Mars en zijn maantjes
Foto: NASA

De planeet Mars heeft twee kleine maantjes: Phobos en Deimos. Men heeft steeds gedacht dat deze maantjes asteroïden waren die door Mars zijn ingevangen. De vorm en de oriëntatie van hun baan zijn echter niet in overeenstemming met deze hypothese.

Een team van Belgische, Franse en Japanse wetenschappers onder leiding van dr. Pascal Rosenblatt van de Koninklijke Sterrenwacht van België suggereert nu dat Phobos en Deimos zijn gevormd uit het puin dat werd opgeworpen na een gigantische botsing van Mars met een protoplaneet, drie keer kleiner dan de planeet zelf. De botsing zou heel het oppervlak van de noordelijke hemisfeer van Mars vernield hebben. Door deze botsing zou Mars ook zijn gaan roteren en kreeg de planeet een dag-nachtritme zoals de Aarde. Dit scenario vereist dat Mars in het verleden meer manen had, die nu verdwenen zijn, maar ervoor zorgden dat het puin aangroeide tot de huidige maantjes Phobos en Deimos. Zo wordt ook verklaard waarom Mars twee manen heeft, en niet één, zoals de Aarde. Dit werk opent de weg naar nieuw onderzoek over het ontstaan van het Marssysteem en, meer algemeen, naar de studie van het ontstaan van manen in het zonnestelsel en de exoplanetenstelsels.

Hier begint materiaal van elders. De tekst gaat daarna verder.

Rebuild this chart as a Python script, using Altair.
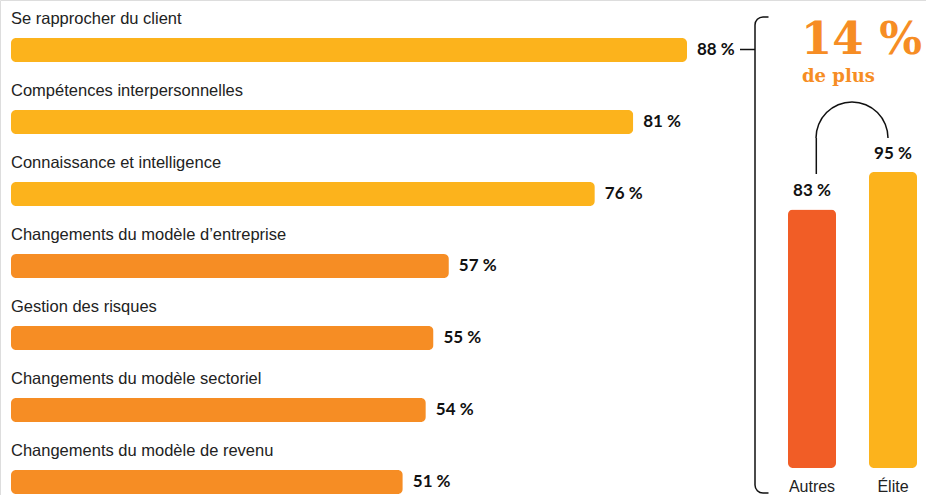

In de nabije toekomst zullen nieuwe waarnemingen hierin meer inzicht brengen. Het Japanse ruimtevaartagentschap JAXA is van plan in 2022 een ruimtesonde te lanceren die bodemmonsters van het oppervlak van Phobos naar de Aarde zal brengen. Het Europese ruimtevaartagentschap ESA heeft, in samenwerking met het Russische Roscosmos, gelijkaardige plannen voor 2024. De resultaten van het geciteerde onderzoek zijn in Nature Geoscience gepubliceerd.

Het scenario in beelden

  • (Boven) De gigantische botsing tussen Mars en een drie keer kleinere protoplaneet. Enkele uren later is een schijf van puin omheen Mars gevormd.
  • (Midden) Snel vormt zich een grote maan uit de schijf dichtbij de planeet. Wanneer deze zich van Mars verwijdert, verplaatsen haar twee zones van (zogenaamde “resonante”) invloed zich als golven naar buiten, waardoor het samensmelten van het puin tot de maantjes Phobos en Deimos werd versneld en al na enkele duizenden jaren een feit was.
  • (Onder) De getijdenwerking van Mars doet de grote maan na enkele miljoenen jaren naar Mars terugvallen, terwijl de kleinere Phobos en Deimos nog enkele miljarden jaren nodig hebben om hun huidige positie rond Mars te bereiken.